Alemanha sai da crise e evidencia ‘duas europas’
Empresas do país anunciam ampliações de fábricas e contratações para reafirmar modelo exportador, mas pedaço grande do continente ainda patina
21 de janeiro de 2011 | 22h 30
Jamil Chade, de O Estado de S. Paulo
GENEBRA - A BMW, Daimler e Audi anunciam medidas surpreendentes para muitos: vão ampliar suas fábricas para conseguir atender aos pedidos recordes. Dois anos depois do auge da pior crise econômica desde a era Hitler, a Alemanha dá sinais claros de que já deixou a crise no passado.
Depois de registrar seu maior crescimento do PIB desde a reunificação em 1991, ontem foi a vez da confiança do setor privado sofrer a maior alta já registrada. As exportações para países emergentes e a volta do consumo doméstico estão impulsionando a economia alemã. Mas também revelando um lado obscuro da Europa: a existência cada vez mais acentuada de um bloco em duas velocidades.
Pesquisa com 7 mil empresários feita pelo instituto de Munique Ifo constatou que a confiança do setor privado atingiu seu ponto mais alto em duas décadas, em uma demonstração de que a maior economia da Europa estaria saindo de sua crise. O aumento do consumo doméstico e principalmente as exportações são os motivos da retomada.

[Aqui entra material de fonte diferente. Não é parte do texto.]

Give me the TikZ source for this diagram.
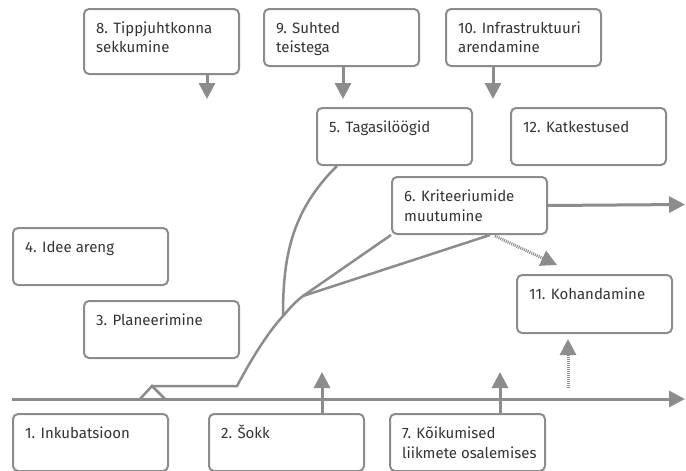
\documentclass[tikz,border=0pt]{standalone}
\usepackage{fontspec}
\setmainfont{Fira Sans}
\usetikzlibrary{arrows.meta,calc}
\definecolor{ln}{HTML}{8C8C8C}
\definecolor{tx}{HTML}{333333}
\begin{document}
\begin{tikzpicture}[x=1pt,y=-1pt,
  box/.style={draw=ln, line width=2pt, rounded corners=5pt, minimum width=155pt,
    minimum height=57pt, anchor=north west, inner sep=0pt},
  lbl/.style={anchor=base west, inner sep=0pt, text=tx, font=\fontsize{15}{20}\selectfont},
  conn/.style={draw=ln, line width=2.5pt},
  arr/.style={draw=ln, line width=3pt, -{Triangle[width=16pt,length=16pt]}},
  dotarr/.style={arr, dash pattern=on 1pt off 1pt}]
\useasboundingbox (0,0) rectangle (686,471);
% boxes
\node[box, minimum height=65pt] (b8) at (83,8) {};
\node[box] (b9) at (263,8) {};
\node[box] (b10) at (445,8) {};
\node[box] (b5) at (316,107) {};
\node[box] (b12) at (510,107) {};
\node[box] (b6) at (391,176) {};
\node[box] (b4) at (12,227) {};
\node[box] (b3) at (83,300) {};
\node[box, minimum height=58pt] (b11) at (516,274) {};
\node[box] (b1) at (12,413) {};
\node[box] (b2) at (208,413) {};
\node[box] (b7) at (389,413) {};
% labels
\newcommand\boxtext[2]{\node[lbl] (t#1) at ($(b#1.north west)+(13,25)$)
  {\parbox[t]{145pt}{\raggedright #2}};}
\boxtext{8}{8. Tippjuhtkonna\\sekkumine}
\boxtext{9}{9. Suhted\\teistega}
\boxtext{10}{10. Infrastruktuuri\\arendamine}
\boxtext{5}{5. Tagasilöögid}
\boxtext{12}{12. Katkestused}
\boxtext{6}{6. Kriteeriumide\\muutumine}
\boxtext{4}{4. Idee areng}
\boxtext{3}{3. Planeerimine}
\boxtext{11}{11. Kohandamine}
\boxtext{1}{1. Inkubatsioon}
\boxtext{2}{2. Šokk}
\boxtext{7}{7. Kõikumised\\liikmete osalemises}
% coordinates
\coordinate (a8) at (207,99);
\coordinate (a9) at (343,99);
\coordinate (a10) at (493,99);
\coordinate (tl0) at (12,399);
\coordinate (tl1) at (685,399);
\coordinate (a6) at (685,204.5);
\coordinate (u2) at (322,372);
\coordinate (u7) at (500,372);
\coordinate (d0) at (568,388);
\coordinate (d1) at (568,339);
\coordinate (e1) at (557,265);
\coordinate (k0) at (140,399);
\coordinate (k1) at (152,386);
\coordinate (k2) at (165,399);
\coordinate (c0) at (237,386);
\coordinate (j1) at (283,316);
\coordinate (j2) at (303,296);
% connectors
\draw[arr] (b8.south -| a8) -- (a8);
\draw[arr] (b9.south -| a9) -- (a9);
\draw[arr] (b10.south -| a10) -- (a10);
\draw[arr] (tl0) -- (tl1);
\draw[arr] (b6.east) -- (a6);
\draw[arr] (b2.north -| u2) -- (u2);
\draw[arr] (b7.north -| u7) -- (u7);
\draw[dotarr] (d0) -- (d1);
\draw[dotarr] ($(b6.south west)+(104,1)$) -- (e1);
\draw[conn, line join=miter] (k0) -- (k1) -- (k2);
\draw[conn] (k1) -- (c0) .. controls (250,362) and (265,336) .. (j1)
  .. controls (290,308) and (295,302) .. (j2) -- (b6.south west);
\draw[conn] (j2) -- ($(b6.south west)+(99,0)$);
\draw[conn] (j1) .. controls (283,260) and (290,212) .. ($(b5.south west)+(21,0)$);
\end{tikzpicture}
\end{document}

Em 2010, a economia alemã cresceu 3,6%, bem acima de todas as demais da UE. Para 2011, Berlim chegou a rever para cima a expansão de sua economia, com uma projeção de 2,3%. Nem a alta dos preços de commodities e de minérios parece ser um problema. O governo já acredita que atingirá a meta de redução do déficit antes do prazo estipulado pela UE, de 2013.

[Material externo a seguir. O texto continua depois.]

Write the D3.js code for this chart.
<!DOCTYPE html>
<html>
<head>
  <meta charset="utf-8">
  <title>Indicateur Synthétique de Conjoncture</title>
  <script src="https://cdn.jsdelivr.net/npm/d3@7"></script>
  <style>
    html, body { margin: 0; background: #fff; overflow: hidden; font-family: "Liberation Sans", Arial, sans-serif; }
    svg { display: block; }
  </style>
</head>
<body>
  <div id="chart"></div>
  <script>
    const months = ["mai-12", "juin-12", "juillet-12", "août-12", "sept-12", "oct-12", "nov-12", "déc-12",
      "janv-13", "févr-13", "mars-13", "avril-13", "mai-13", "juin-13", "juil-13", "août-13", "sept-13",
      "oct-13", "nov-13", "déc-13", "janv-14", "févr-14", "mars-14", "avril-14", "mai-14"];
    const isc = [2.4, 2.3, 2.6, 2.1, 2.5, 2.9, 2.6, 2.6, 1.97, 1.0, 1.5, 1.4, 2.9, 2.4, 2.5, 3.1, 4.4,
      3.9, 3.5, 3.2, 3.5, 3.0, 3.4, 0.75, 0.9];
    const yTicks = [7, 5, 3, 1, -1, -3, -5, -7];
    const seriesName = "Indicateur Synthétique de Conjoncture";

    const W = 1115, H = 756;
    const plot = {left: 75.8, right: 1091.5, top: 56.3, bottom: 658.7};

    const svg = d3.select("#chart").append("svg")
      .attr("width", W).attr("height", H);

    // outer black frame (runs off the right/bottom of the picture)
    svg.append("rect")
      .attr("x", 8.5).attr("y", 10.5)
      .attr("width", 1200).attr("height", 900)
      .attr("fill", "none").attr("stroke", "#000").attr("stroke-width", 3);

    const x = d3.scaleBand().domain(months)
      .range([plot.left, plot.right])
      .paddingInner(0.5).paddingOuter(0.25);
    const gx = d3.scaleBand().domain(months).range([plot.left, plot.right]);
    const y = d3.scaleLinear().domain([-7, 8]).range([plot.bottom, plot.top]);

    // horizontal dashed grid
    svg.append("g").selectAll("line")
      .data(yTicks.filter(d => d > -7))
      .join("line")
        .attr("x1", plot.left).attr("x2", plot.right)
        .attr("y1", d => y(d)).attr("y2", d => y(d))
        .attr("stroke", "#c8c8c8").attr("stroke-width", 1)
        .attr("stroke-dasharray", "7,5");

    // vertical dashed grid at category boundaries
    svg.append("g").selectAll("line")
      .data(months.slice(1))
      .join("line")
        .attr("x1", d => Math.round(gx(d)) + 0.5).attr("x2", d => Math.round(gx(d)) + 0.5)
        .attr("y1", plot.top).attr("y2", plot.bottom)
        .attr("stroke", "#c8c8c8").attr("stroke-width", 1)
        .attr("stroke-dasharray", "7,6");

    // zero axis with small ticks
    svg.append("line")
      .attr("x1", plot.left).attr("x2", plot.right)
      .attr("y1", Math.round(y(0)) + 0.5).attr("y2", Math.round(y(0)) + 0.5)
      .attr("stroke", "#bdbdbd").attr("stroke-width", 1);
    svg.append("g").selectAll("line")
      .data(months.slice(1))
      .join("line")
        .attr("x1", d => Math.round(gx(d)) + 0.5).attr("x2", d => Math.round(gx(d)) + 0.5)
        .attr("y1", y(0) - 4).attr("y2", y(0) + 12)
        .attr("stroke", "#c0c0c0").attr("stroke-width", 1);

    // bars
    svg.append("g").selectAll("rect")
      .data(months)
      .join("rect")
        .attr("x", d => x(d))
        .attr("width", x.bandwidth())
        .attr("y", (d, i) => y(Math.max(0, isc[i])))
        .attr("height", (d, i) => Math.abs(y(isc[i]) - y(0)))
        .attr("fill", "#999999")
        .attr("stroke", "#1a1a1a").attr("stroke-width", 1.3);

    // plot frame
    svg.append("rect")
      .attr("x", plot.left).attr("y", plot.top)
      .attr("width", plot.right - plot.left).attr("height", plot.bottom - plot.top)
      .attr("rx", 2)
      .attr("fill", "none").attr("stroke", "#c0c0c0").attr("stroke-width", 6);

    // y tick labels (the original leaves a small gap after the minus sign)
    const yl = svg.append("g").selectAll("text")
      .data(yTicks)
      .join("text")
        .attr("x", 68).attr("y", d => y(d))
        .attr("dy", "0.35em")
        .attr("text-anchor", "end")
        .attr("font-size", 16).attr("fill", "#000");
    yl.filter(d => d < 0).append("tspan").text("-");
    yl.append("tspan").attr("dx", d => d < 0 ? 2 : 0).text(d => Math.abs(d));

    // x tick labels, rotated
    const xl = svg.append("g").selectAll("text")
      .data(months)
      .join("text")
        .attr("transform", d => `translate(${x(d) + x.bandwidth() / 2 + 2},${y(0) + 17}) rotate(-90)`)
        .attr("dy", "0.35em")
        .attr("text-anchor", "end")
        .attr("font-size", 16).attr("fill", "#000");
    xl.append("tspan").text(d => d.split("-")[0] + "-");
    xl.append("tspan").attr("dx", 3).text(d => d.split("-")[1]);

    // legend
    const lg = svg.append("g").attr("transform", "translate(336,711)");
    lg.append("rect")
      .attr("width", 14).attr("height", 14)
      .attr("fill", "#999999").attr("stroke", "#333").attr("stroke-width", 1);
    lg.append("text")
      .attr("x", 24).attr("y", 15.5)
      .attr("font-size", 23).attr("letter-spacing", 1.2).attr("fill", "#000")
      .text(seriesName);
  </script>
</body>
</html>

Para economistas alemães, a explicação para o bom desempenho é simples. O modelo é baseado nas exportações e, com a importação de emergentes em alta, a economia alemã conseguiu resistir. O desemprego ficou em 7% e permitiu que o consumo interno fosse fortalecido.
"A economia alemã começou o ano com grande vigor", disse o presidente da Ifo, Hans-Werner Sinn. O resultado fez a bolsa de Frankfurt subir ao nível mais alto em dois anos e meio. Em toda a Europa, as bolsas também reagiram de forma positiva.

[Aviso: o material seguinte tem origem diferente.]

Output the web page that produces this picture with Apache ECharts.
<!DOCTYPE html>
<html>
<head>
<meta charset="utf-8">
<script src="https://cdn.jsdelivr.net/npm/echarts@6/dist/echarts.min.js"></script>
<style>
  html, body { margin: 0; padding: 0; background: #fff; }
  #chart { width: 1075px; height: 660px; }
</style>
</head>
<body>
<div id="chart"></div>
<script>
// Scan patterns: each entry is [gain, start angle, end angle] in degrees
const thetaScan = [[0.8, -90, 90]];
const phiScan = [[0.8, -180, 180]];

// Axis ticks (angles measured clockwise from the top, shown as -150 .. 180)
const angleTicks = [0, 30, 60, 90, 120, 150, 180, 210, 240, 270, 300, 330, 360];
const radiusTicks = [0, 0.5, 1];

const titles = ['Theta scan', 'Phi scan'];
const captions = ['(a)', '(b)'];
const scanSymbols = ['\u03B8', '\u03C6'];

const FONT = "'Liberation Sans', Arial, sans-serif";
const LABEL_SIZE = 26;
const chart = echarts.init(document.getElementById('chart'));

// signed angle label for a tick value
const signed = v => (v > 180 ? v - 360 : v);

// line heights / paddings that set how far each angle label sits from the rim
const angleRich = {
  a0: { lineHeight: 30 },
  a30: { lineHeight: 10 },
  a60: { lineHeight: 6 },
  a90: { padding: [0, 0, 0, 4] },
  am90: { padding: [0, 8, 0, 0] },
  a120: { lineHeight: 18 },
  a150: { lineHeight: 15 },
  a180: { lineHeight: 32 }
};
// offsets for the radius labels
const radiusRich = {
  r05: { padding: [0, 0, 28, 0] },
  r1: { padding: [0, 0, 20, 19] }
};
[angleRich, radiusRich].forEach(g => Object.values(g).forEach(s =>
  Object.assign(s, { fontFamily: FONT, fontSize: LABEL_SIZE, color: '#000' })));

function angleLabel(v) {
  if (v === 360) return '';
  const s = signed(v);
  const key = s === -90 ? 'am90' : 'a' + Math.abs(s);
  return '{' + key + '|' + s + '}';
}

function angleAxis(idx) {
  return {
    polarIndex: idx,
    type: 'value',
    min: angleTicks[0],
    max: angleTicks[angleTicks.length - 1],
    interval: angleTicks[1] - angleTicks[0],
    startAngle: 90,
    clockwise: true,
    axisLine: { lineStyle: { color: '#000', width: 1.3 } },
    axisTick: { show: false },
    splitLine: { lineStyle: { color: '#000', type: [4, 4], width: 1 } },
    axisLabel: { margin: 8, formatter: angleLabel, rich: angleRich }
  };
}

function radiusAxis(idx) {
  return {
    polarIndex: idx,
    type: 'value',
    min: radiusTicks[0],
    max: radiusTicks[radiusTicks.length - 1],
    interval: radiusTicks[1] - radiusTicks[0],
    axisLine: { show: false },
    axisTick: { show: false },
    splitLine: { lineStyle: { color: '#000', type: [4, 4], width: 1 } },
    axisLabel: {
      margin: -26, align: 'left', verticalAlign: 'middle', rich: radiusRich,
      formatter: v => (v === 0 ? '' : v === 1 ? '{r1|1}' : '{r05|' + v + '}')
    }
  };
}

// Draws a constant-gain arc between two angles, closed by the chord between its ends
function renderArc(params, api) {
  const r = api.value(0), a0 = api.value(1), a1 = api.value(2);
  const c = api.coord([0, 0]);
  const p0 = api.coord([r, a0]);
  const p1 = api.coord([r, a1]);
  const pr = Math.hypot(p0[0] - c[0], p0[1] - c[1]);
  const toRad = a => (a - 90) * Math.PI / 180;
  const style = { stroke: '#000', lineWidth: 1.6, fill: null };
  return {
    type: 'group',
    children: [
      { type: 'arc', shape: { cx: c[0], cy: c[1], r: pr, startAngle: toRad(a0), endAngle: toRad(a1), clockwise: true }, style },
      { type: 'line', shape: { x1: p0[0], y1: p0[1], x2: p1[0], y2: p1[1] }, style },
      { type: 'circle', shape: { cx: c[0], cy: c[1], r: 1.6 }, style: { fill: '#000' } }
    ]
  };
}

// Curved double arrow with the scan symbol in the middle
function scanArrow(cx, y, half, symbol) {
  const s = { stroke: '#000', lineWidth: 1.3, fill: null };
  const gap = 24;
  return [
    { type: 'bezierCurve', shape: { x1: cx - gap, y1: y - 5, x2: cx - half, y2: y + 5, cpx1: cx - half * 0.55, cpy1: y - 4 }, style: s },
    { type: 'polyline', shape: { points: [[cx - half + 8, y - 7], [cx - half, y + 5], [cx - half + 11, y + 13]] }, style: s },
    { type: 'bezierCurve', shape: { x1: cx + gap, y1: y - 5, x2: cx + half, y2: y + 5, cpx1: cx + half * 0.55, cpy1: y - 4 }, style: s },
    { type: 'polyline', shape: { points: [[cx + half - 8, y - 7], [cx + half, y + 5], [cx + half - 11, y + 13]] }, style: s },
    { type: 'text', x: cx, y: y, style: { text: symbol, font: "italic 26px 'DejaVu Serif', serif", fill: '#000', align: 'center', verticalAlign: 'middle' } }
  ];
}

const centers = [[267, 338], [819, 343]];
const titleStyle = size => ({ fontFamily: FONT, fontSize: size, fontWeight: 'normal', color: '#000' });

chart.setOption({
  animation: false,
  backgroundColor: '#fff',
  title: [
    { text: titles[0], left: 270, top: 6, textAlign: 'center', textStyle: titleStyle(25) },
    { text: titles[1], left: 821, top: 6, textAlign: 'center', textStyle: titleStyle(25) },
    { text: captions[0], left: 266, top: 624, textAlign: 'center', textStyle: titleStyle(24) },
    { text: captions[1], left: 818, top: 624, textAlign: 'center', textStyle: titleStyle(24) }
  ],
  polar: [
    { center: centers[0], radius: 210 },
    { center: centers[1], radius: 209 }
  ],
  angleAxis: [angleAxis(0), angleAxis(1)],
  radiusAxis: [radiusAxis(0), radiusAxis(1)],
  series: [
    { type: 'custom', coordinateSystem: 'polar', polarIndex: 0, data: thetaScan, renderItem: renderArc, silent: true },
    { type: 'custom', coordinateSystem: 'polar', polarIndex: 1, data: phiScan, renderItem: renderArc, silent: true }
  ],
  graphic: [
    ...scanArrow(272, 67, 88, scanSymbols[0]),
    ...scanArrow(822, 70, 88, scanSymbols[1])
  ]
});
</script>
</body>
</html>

Para o presidente do BC alemão, Axel Weber, a economia do país "está se beneficiando de forma considerável da recuperação da economia global, principalmente dos mercados asiáticos emergentes", afirmou. "A demanda externa está mais uma vez dando impulsos fundamentais", disse.
Na imprensa alemã, o noticiário é bem diferente do que se via há um ano, com demissões pela Europa e empresas fechando suas portas. A Audi, por exemplo, anunciou seu maior projeto de expansão de sua história há duas semanas. A empresa pretende contratar 1,2 mil trabalhadores e investir 11,6 bilhões em quatro anos. Não esconde: quer vender 1 milhão de carros apenas na China até 2014.
Velocidade. Mas se o crescimento da Alemanha está sendo visto como um alívio para muitos na Europa, a expansão também escancara uma realidade que a UE evita falar: a existência de duas europas. Se a Alemanha cresce, países como Irlanda, Grécia, Portugal, Espanha e até Itália continuam sofrendo.
Só a taxa de desemprego na Espanha, por exemplo, é três vezes superior à da Alemanha.
Na zona do euro, a projeção é de que o crescimento das economias em 2011 será de apenas 1,5%, média já elevada graças ao desempenho alemão.
A diferença é tão grande que comentaristas europeus chegam a alertar os alemães de evitar comemorar a recuperação para não deixar os demais parceiros do bloco ainda mais irritados. Berlim chegou a ser chamado de "arrogante" nesta semana por eurodeputados.
Para governos de países que enfrentam crises profundas, essa disparidade entre a Alemanha exportadora e suas economias cada vez menos competitivas é o que está ameaçando a Europa. Por anos, o saldo positivo na balança comercial alemã foi garantida graças ao consumo de espanhóis, gregos e irlandeses, hoje altamente endividados.
Em entrevista à revista alemã Spiegle, o economista Nouriel Roubini também alertou que a estratégia de Berlim de crescimento "não funcionará no médio prazo". "Esse modelo exportador não funcionará nem para a Alemanha nem para a Europa", afirmou o economista, que acusa Berlim de ter aprofundado a crise de seus vizinhos.